I wrote on Facebook last week that I had had a 'fascinating' day in London meeting some of the people involved in the editing, production and sale of my new Erotic Romance The Silver Chain, which is now available in free sample e-book form, and soon to be published both in e-book (4th July) and paperback (mid August).
  One of my friends, both literal and on Facebook, is a very successful Mills and Boon writer and asked me to clarify why I found it fascinating.
   When you have wanted to be a writer as long as you can remember - ok, 40 odd years now - have tasted intermittent publication and a trickle of royalties from erotic short stories and novels for 20 years, and been on the point of giving it all up to retreat into a darkened room to have a go at that 'literary' novel that is struggling to get out, it is quite simply the pinnacle of ambition, a writer's dream, to be asked by an established editor at Harper Collins to enter into the spirit ignited by 50 Shades and have a go at writing an equally good, if not better, trilogy.
   To have gone through the agonies known to every writer, the writing, revising, finally the long-awaited acceptance, more editing and proof reading before finally seeing the glorious cover before it goes to press is fantastic enough. But writing is such a solitary, soul destroying existence when the feedback feels so remote. To then find yourself walking into the head office of Harper Collins and be greeted with enthusiasm by all the lovely girls at Avon Books who think of me as Primula Bond, even though it's a pseudonym, was such an eye opener, and such a  vindication for all the efforts.

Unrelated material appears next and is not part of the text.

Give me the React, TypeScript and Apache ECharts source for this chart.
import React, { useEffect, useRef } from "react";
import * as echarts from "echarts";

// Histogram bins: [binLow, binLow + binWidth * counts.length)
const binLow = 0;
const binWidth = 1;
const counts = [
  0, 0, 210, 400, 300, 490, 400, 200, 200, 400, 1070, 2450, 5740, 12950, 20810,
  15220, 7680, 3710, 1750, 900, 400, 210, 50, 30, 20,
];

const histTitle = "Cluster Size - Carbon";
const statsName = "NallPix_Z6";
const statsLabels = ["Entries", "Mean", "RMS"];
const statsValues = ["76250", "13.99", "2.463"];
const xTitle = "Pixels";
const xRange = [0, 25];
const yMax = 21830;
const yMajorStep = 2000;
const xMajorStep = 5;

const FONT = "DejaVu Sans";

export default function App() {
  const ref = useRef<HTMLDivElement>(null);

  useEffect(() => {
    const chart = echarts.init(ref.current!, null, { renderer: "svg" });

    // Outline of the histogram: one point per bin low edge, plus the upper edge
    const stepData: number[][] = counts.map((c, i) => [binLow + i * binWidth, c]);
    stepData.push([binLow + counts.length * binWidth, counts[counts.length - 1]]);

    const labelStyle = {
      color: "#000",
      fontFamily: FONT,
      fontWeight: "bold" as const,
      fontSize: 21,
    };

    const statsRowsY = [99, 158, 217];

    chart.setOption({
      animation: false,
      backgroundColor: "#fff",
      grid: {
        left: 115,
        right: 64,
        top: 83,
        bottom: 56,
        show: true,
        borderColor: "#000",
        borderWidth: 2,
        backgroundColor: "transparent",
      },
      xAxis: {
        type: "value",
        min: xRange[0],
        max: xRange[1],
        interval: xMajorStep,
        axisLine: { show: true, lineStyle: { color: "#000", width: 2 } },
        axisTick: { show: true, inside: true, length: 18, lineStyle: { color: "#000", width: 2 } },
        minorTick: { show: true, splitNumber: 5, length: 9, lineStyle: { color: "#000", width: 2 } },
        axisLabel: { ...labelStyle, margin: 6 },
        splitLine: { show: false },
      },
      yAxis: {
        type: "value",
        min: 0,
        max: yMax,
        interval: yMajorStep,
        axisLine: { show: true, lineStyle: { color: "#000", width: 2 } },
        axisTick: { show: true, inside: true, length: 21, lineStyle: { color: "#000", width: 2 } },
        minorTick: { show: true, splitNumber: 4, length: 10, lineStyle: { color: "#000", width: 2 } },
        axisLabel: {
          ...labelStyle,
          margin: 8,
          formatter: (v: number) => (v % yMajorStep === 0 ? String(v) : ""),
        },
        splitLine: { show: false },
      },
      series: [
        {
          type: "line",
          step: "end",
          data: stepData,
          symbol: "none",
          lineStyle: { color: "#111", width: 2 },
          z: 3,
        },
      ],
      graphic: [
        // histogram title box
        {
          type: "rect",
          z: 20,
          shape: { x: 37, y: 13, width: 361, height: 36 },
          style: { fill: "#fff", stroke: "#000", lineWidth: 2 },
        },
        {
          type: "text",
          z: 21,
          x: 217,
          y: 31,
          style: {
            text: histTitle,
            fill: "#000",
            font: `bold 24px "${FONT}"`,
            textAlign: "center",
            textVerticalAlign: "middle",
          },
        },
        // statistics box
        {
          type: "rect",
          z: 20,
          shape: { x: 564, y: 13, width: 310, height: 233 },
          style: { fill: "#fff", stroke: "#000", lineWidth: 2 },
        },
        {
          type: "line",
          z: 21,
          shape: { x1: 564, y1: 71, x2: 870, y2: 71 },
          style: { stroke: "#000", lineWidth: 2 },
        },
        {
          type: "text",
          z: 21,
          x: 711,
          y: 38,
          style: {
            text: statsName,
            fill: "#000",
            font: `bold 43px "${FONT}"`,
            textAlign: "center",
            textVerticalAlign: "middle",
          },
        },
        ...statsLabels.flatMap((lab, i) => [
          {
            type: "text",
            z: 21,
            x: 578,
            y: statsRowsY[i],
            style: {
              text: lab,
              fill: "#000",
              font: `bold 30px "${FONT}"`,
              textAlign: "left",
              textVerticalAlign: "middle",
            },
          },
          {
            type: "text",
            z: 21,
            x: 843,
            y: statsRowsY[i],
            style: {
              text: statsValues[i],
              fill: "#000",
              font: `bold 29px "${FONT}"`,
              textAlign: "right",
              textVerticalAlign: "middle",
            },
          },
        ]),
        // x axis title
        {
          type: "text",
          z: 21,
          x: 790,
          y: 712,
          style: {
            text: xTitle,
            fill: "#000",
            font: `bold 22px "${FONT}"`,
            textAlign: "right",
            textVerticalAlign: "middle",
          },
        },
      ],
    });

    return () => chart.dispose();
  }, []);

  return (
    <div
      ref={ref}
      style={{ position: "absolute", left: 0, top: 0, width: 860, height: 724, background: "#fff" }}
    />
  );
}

    I have been so reluctant to jump up and down (not that me old pins would allow it) with excitement at the opportunity they are offering me, and the potential offered by this book and its sequels if it sells well in the markets they are suggesting. But what I enjoyed about the meeting in London was manifold.
  1 They know my book its characters and its plot as well if not better than I do.

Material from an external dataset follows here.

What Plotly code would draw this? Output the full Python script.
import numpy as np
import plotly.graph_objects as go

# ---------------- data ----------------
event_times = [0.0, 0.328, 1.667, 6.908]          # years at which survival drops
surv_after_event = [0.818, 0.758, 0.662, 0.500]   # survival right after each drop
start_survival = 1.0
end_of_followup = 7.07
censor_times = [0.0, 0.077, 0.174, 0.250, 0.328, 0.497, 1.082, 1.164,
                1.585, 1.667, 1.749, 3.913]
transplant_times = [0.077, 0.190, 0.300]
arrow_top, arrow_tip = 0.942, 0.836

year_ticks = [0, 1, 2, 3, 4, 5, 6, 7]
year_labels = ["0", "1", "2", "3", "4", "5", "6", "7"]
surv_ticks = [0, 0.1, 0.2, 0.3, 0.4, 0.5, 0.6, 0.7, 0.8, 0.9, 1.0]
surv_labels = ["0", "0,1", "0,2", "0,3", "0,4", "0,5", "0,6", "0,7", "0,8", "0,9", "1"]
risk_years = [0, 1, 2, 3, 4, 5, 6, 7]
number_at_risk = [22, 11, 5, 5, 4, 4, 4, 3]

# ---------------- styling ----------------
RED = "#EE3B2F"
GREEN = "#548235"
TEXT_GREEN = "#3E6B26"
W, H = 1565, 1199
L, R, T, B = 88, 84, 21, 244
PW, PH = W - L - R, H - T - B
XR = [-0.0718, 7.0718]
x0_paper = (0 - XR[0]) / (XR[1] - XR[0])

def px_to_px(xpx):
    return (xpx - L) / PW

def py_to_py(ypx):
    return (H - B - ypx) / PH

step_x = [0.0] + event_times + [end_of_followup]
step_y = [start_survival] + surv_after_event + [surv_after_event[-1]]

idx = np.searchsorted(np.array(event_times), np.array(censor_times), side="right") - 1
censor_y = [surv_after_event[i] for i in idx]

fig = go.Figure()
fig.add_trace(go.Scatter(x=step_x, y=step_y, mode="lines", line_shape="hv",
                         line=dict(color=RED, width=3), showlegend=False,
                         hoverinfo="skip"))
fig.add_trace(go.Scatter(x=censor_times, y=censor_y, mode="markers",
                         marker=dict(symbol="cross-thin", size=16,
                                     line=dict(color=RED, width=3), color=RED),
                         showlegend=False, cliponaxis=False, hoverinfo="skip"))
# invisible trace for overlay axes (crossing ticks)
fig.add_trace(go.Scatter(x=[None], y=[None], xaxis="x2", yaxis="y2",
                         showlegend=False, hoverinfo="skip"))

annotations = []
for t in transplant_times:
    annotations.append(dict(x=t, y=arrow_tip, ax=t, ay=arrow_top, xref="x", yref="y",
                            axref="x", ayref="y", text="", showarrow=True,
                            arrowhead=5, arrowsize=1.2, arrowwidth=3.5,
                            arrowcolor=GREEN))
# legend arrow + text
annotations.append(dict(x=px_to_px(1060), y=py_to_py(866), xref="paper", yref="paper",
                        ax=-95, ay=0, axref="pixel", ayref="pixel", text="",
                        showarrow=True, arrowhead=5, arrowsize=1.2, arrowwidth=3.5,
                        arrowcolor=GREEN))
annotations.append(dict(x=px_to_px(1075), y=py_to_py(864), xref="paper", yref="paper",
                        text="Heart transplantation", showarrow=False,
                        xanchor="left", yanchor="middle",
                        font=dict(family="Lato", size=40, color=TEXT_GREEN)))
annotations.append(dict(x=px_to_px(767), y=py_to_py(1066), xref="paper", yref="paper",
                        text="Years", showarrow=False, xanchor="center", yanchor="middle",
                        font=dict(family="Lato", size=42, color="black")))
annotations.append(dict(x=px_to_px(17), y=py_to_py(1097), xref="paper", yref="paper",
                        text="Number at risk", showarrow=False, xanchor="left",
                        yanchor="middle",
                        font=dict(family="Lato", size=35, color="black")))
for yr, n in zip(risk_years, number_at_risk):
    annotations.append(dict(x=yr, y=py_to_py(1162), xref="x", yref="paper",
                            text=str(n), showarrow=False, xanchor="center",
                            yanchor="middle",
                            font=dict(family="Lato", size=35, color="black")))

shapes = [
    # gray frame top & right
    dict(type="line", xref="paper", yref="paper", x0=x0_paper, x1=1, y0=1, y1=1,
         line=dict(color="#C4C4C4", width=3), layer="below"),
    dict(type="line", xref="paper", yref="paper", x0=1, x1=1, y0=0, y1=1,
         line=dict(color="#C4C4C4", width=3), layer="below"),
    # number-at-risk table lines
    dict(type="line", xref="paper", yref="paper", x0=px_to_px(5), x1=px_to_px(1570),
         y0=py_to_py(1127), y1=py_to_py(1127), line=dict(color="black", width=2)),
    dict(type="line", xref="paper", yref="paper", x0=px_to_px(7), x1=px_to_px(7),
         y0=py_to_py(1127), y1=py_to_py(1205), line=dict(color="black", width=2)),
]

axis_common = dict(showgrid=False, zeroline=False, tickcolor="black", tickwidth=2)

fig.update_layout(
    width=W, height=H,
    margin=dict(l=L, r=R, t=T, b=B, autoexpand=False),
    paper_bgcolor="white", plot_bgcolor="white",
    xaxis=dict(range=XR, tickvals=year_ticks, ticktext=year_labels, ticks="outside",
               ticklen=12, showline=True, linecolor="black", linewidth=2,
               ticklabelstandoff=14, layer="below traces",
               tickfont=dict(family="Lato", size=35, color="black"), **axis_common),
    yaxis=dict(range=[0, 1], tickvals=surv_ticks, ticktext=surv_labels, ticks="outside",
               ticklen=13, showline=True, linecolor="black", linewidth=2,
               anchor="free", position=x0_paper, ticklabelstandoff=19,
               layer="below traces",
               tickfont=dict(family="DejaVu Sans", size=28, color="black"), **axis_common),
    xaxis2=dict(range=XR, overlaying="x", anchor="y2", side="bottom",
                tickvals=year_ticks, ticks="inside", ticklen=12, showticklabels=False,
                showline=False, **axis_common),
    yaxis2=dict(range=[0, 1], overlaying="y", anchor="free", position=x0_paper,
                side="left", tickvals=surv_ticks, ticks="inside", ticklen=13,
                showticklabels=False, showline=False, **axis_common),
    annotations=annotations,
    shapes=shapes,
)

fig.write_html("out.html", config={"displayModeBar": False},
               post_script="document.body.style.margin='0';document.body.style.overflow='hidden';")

  2. They design a beautiful cover and are excited about it
  3. They go over the sequel with a toothcomb and ask me to make changes that make me feel a little like a pupil being given a particularly tricky piece of homework.
 4. They maintain their enthusiasim all the time I'm with them, and that continues over lunch at Pizza Express.
 5. I go back through London, my old stomping ground, get on the train, ponder a little about the work to come.
   And I feel like a writer who is being taken seriously.

Sunday, 2 June 2013

Peace, perfect peace - with loved ones far away

I read in the Sunday Times about the Scottish writer of the No. 1 Detective series, McCall Smith, buying a 'chain of islands' in the Hebrides, as well as already owning a Highland retreat in Argyll. His new islands can only be approached by boat, and in good weather. You could easily be stranded there, I suppose, and there is no mention of daytime TV, cars or even the regular delivery of crates of Virgin Wines, either. So there would be nothing around you but the sea and the wind. Nothing to do but write.  Aah, the bliss of it. And what better target or aim in life than to be successful, rich and famous enough to give up the day job and be able to choose, even buy outright,  the location of your endeavours?
   I've said in my earlier blog about the pram in the hall being the enemy of good art, and surely a retreat somewhere to write would be the answer? In one's usual life - and I wouldn't give it up for anything - however much you try to close your ears to the arguments of your children or approaching footsteps on the pavement, or to the clock showing you that it's time for Nigel Slater's Simple Suppers on the telly, you are always going to be in demand or distracted.
    I believe Roald Dahl and Dylan Thomas wrote in sheds at the bottom of the garden. Other writers use the kitchen table, or leaning on the top of the fridge. Barbara Cartland lay on a chaise longue with a series of indefatigable secretaries taking down her musings in longhand.  Jilly Cooper eschews word processors still. Barbara Taylor Bradford has a multi-room apartment in New York, but I daresay one room is soundproof and peaceful and furnished with a grand desk.
    But the dream of being totally alone. An island or remote cottage far away. Even a convent, for a retreat. I remember shocking my NCT group when we were newish mothers, by discussing a TV programme about women going on a retreat and saying how much I would love to do that. Get away from my babies? You bet! But only for a little while and OK, only in theory...
   But now that the kids are older, it could be less a theory, more a practical solution. My readers will know that convents feature a lot in my writing - I was educated at one, but although like all my mates I resented everything about nuns and boarding school, I have seen not only the erotic but the spiritual and solitary possibilities since 'growing up'. Also, as most convent girls will tell you, you never quite shake off the  influence of the enclosed, female world. Once a Catholic, and all that.
  Could you go to a convent to write an erotic novel? Why not? A retreat to examine your soul, but also to go away and be creative. Would you sit in your cell and write, or would you simply stare out of the window, as you would stare at the sea on an island? Would you start to miss your kids, and start to write real or imaginary letters home? Would the hours ticking by, the enforced peace, start to create their own pressure? What would it be like only being allowed to whisper through a grille, not even ask someone to pass the salt at mealtimes?
  Could you, in fact, write just as productively if not in your own home, at least in a little workshop or studio down the street, in the middle of the bustling city, say, where the voices and footsteps would be those of strangers and therefore of no concern to you other than as creative/fictional/erotic possibility?
  I'd like to think, as I do with everything, that it would be a matter of compromise, both in task and in timing. The worst bit of writing anything is the blank page/screen. To be far away, forced to be silent and alone, to get the novel started, could work really well. A proper, regimented  timetable of walks and breaks for coffee would work well, too, because that would not always work at home when you are being diverted to the phone or to Tesco. So I would say in this dream scenario a week of solitude would work, at most. Perhaps 10 days to get the first draft done.
  Then the less arduous task, depending on how much your editor wants you to change, of going over the second draft, could be completed back in the bosom of your family. So long as they leave you relative peace when you need it, and only come in to give you a kiss or a chocolate biscuit.